My mind’s cracked open and the questions keep coming: The Communities Conference .

I spent all of Labor Day weekend at the Communities Conference at the Twin Oaks Community in Virginia.  I met new friends, with whom I discussed everything from relationships to the many alternative energy systems to consensus to family structures.  I danced and drank wine and then woke up the next morning to attend a workshop on income sharing.  I laughed deeply, learned about communities existing and yet to be, and cried during the transparency circle ‘If you really knew me’ exercise.  I left with a newfound energy and an even deeper yet more realistic commitment to community.  This weekend was a culmination of sorts of my journey from a lone progressive 16 year old overjoyed at discovering the Intentional Communities website to Lutheran Volunteer Corps to trying to create my present urban community house.  It was a magical, exhilarating few days.

And then I came home.  Home to a busy city, to interstate traffic, to chores undone and a possibly dying tree in the backyard (on top of the aspen that already died in the front, mind you).  And I found myself immediately tense, aggravated, frustrated, and then I wanted to cry.  Because arriving home after an inspiring weekend shouldn’t evoke such negative emotions, right?  I should be excited about what I experienced and motivated to live it out and continue building new relationships and furthering old ones.  But instead I’m tense, caught up in the diametric opposition between the deep intentionality and joy I felt from so many wonderful people at the Communities Conference and the distance and yet unbuilt connection of my current life.

There’s a lot to ponder, and I’m glad I have the relatively concrete point of Ben and my Mississippi River Bike tour in the not too distant future to plan around.  Because if I didn’t have a planned transition point, it wouldn’t be hard for me to imagine pulling a ‘leave it all behind and follow my joy’ as soon as possible.

In the coming months I hope to have support and conversations with those I love, and maybe even those I don’t yet know, about where my life is or should be going, what my vocation is, and how to truly balance happiness and world-changing.  I need space for discernment, and some deep consideration of my real priorities and heart longings (cue ‘Heartlines’ by Florence and the Machine).

Who knows, a year and a half from now you might find me writing from any number of places, rural intentional community, non-Western continent, or someplace else all together.


2 thoughts on “My mind’s cracked open and the questions keep coming: The Communities Conference .

  1. When I think about what I want to do with my life, there is a large part of me that wants to walk away from modern society.
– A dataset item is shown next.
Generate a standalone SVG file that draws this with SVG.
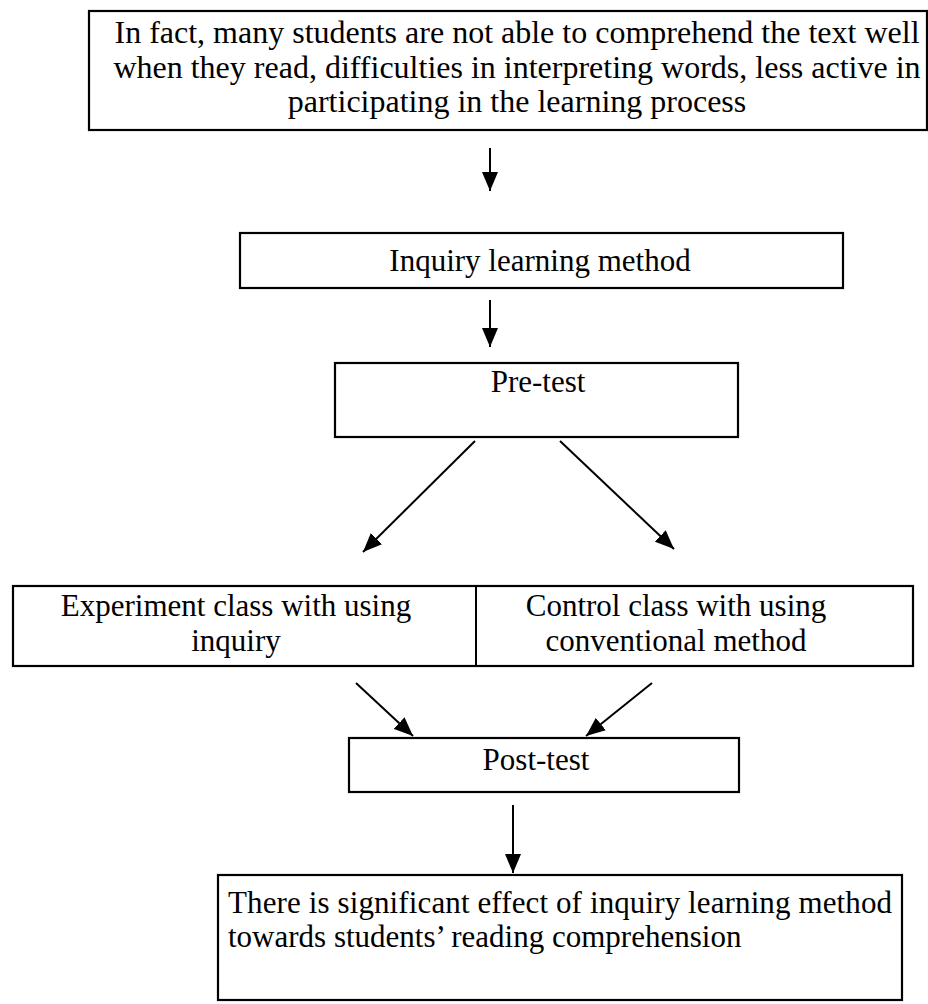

Just walk away. There is no doubt in my mind, through my years of study, reflection, and observation, that our civilization is deeply flawed. It is fractured and broken. It thinks nothing of laying burdens on people that no traditional culture would tolerate. And it fails to provide for basic social needs. I know that if I were to wander into and be accepted by some isolated wandering tribe, the difference between their culture and ours would be night and day. I do not know how to find a place in this world that meets all the things I want: a sense of belonging, a sense of purpose, space to create, space to be, the need to share. I too want to help people but I also don\’t know what actions are effective. I feel like so many of us are following so many disjointed efforts. I understand the basic premise of what I seek. I know it should exist and I feel like maybe I can get there. But lately I\’ve been having days where I wake up deeply unmotivated. I\’m tired of my job and I\’m tired of how long it\’s taken me to make progress in my life. The whole process feels more difficult than I anticipated or wanted it to be. Thank you for sharing. Thank you for letting me share.


    1. Thank you, Aaron- though it isn’t particularly pleasant or especially helpful to feel exhausted and unmotivated by the deep flaws and frustrations of civilization, it is good to know there are others who see things for what they are and want to create and participate in a better future, as much as such a thing is possible. I hope that both of us can find both contentment and space to create change as our lives move forward.